COLD SPRING HARBOR, N.Y. (June 23, 2010) -- The p53 tumor suppressor gene, the "guardian of the genome," protects cells against genotoxic stress but is mutated in many cancers. It encodes one of a family of proteins that regulate cell proliferation, differentiation, senescence, and cell death. Mutations in p53 allow cells to escape normal growth controls and thereby contribute to tumor malignancy.
A new book from Cold Spring Harbor Laboratory Press, The p53 Family, provides a comprehensive review of the functions of the p53 family. It was edited by Arnold Levine and David Lane, who independently discovered p53 about 30 years ago.

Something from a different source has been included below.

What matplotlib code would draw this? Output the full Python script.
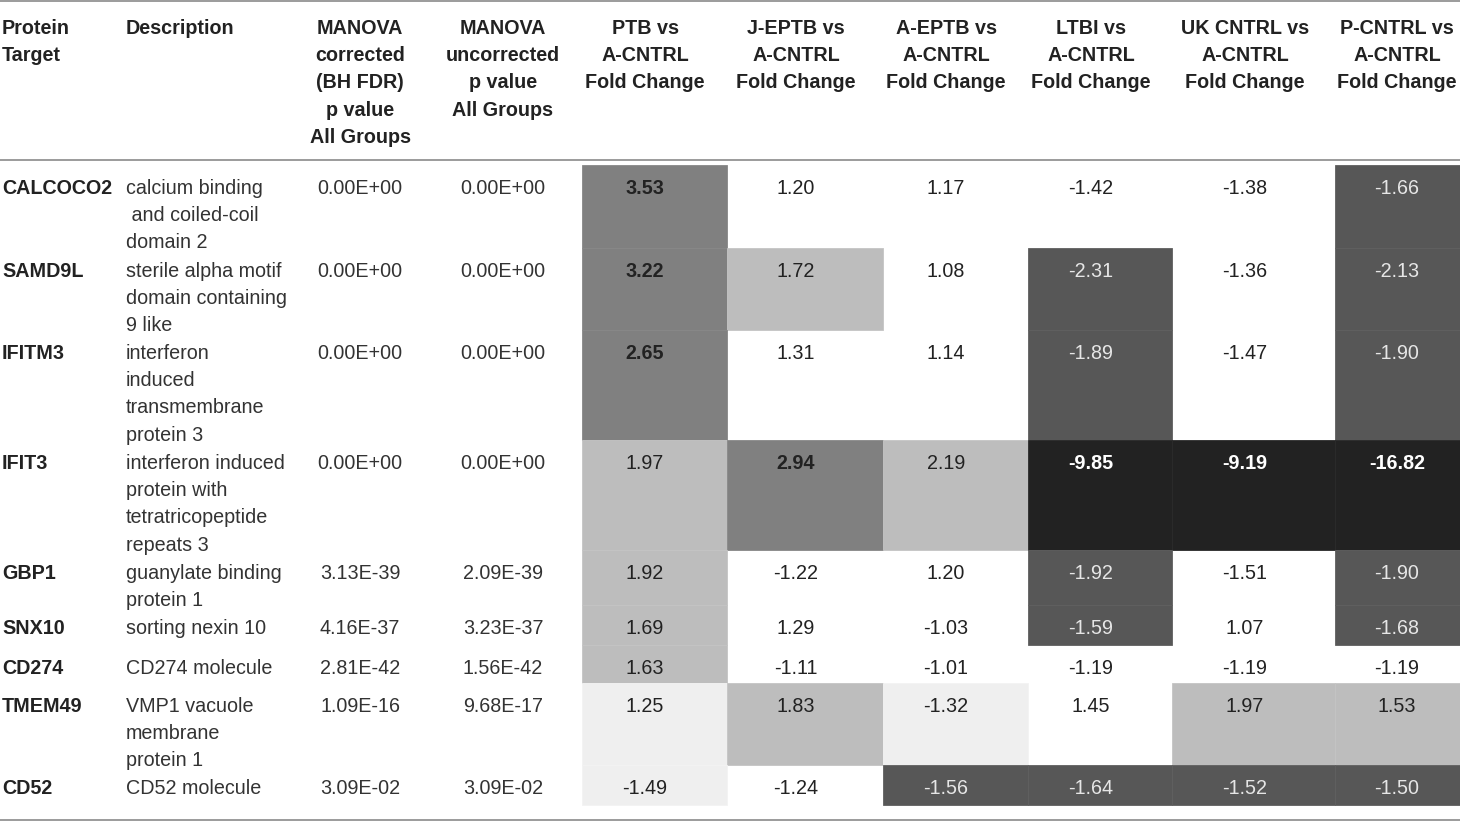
import matplotlib
matplotlib.use('Agg')
import matplotlib.pyplot as plt
from matplotlib.patches import Rectangle

plt.rcParams['font.family'] = ['Liberation Sans', 'DejaVu Sans']

# ---- table content ----
headers = [
    'Protein\nTarget',
    'Description',
    'MANOVA\ncorrected\n(BH FDR)\np value\nAll Groups',
    'MANOVA\nuncorrected\np value\nAll Groups',
    'PTB vs\nA-CNTRL\nFold Change',
    'J-EPTB vs\nA-CNTRL\nFold Change',
    'A-EPTB vs\nA-CNTRL\nFold Change',
    'LTBI vs\nA-CNTRL\nFold Change',
    'UK CNTRL vs\nA-CNTRL\nFold Change',
    'P-CNTRL vs\nA-CNTRL\nFold Change',
]

proteins = ['CALCOCO2', 'SAMD9L', 'IFITM3', 'IFIT3', 'GBP1', 'SNX10',
            'CD274', 'TMEM49', 'CD52']

descriptions = [
    'calcium binding\n and coiled-coil\ndomain 2',
    'sterile alpha motif\ndomain containing\n9 like',
    'interferon\ninduced\ntransmembrane\nprotein 3',
    'interferon induced\nprotein with\ntetratricopeptide\nrepeats 3',
    'guanylate binding\nprotein 1',
    'sorting nexin 10',
    'CD274 molecule',
    'VMP1 vacuole\nmembrane\nprotein 1',
    'CD52 molecule',
]

p_corrected = ['0.00E+00', '0.00E+00', '0.00E+00', '0.00E+00', '3.13E-39',
               '4.16E-37', '2.81E-42', '1.09E-16', '3.09E-02']
p_uncorrected = ['0.00E+00', '0.00E+00', '0.00E+00', '0.00E+00', '2.09E-39',
                 '3.23E-37', '1.56E-42', '9.68E-17', '3.09E-02']

# fold changes: PTB, J-EPTB, A-EPTB, LTBI, UK CNTRL, P-CNTRL
fold_changes = [
    [3.53, 1.20, 1.17, -1.42, -1.38, -1.66],
    [3.22, 1.72, 1.08, -2.31, -1.36, -2.13],
    [2.65, 1.31, 1.14, -1.89, -1.47, -1.90],
    [1.97, 2.94, 2.19, -9.85, -9.19, -16.82],
    [1.92, -1.22, 1.20, -1.92, -1.51, -1.90],
    [1.69, 1.29, -1.03, -1.59, 1.07, -1.68],
    [1.63, -1.11, -1.01, -1.19, -1.19, -1.19],
    [1.25, 1.83, -1.32, 1.45, 1.97, 1.53],
    [-1.49, -1.24, -1.56, -1.64, -1.52, -1.50],
]

# shading level of each fold-change cell as printed (0 = no fill)
shade_levels = [
    [3, 0, 0, 0, 0, 4],
    [3, 2, 0, 4, 0, 4],
    [3, 0, 0, 4, 0, 4],
    [2, 3, 2, 5, 5, 5],
    [2, 0, 0, 4, 0, 4],
    [2, 0, 0, 4, 0, 4],
    [2, 0, 0, 0, 0, 0],
    [1, 2, 1, 0, 2, 2],
    [1, 0, 4, 4, 4, 4],
]

# ---- layout (pixels) ----
W, H = 1460, 822
fill_colors = {0: None, 1: '#efefef', 2: '#bdbdbd', 3: '#808080',
               4: '#575757', 5: '#222222'}
edge_colors = {1: '#f3f3f3', 2: '#c4c4c4', 3: '#888888',
               4: '#5f5f5f', 5: '#2a2a2a'}
text_colors = {0: '#222222', 1: '#222222', 2: '#222222', 3: '#222222',
               4: '#e6e6e6', 5: '#ffffff'}
bold_levels = {3, 5}

col_x = [2, 126, 360, 503, 645, 796, 946, 1091, 1245, 1397]
col_align = ['left', 'left'] + ['center'] * 8
fc_edges = [582, 727, 883, 1028, 1172, 1335, 1460]
row_tops = [165, 248, 330, 440, 550, 605, 645, 683, 765, 805]
line_h = 27.4
fs = 14.2

fig = plt.figure(figsize=(W / 100, H / 100), dpi=100)
ax = fig.add_axes([0, 0, 1, 1])
ax.set_xlim(0, W)
ax.set_ylim(H, 0)
ax.axis('off')


def put(x, y, s, ha, **kw):
    for i, line in enumerate(s.split('\n')):
        ax.text(x, y + i * line_h, line, ha=ha, va='center', fontsize=fs, **kw)


# rules
ax.plot([0, W], [1.5, 1.5], color='#8a8a8a', lw=1.2)
ax.plot([0, W], [160, 160], color='#8a8a8a', lw=1.2)
ax.plot([0, W], [820, 820], color='#8a8a8a', lw=1.2)

# header
for j, h in enumerate(headers):
    put(col_x[j], 28, h, col_align[j], fontweight='bold', color='#222222')

# body
for i, prot in enumerate(proteins):
    top, bot = row_tops[i], row_tops[i + 1]
    y0 = top + 23
    put(col_x[0], y0, prot, 'left', fontweight='bold', color='#222222')
    put(col_x[1], y0, descriptions[i], 'left', color='#333333')
    put(col_x[2], y0, p_corrected[i], 'center', color='#333333')
    put(col_x[3], y0, p_uncorrected[i], 'center', color='#333333')
    for k, val in enumerate(fold_changes[i]):
        lvl = shade_levels[i][k]
        if fill_colors[lvl]:
            ax.add_patch(Rectangle((fc_edges[k], top), fc_edges[k + 1] - fc_edges[k],
                                   bot - top, facecolor=fill_colors[lvl],
                                   edgecolor=edge_colors[lvl], lw=0.6, zorder=0))
        put(col_x[4 + k], y0, f'{val:.2f}', 'center', color=text_colors[lvl],
            fontweight='bold' if lvl in bold_levels else 'normal')

fig.savefig('out.png', dpi=100)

"We hope that by bringing together a unique gathering of experts this volume will provide a great introduction to the field for newcomers to the p53 family and a starting off point for vigorous debate among the converted," write Levine and Lane in the preface to the book. "The many unknowns in this system that are detailed and discussed in this volume provide us all with inspiration for future work."
In 23 chapters, the contributors examine the normal roles of these transcription factors, the regulatory mechanisms that control p53 activity, and the part played by p53 mutations in tumorigenesis. They also discuss the evolution of the p53 family, which may originally have arisen to protect the integrity of the germ line.
The p53 Family also covers the structure of p53 and its isoforms, model systems for analyzing p53 function, studies of p53 polymorphisms, and therapeutic approaches aimed at targeting p53 defects in cancer.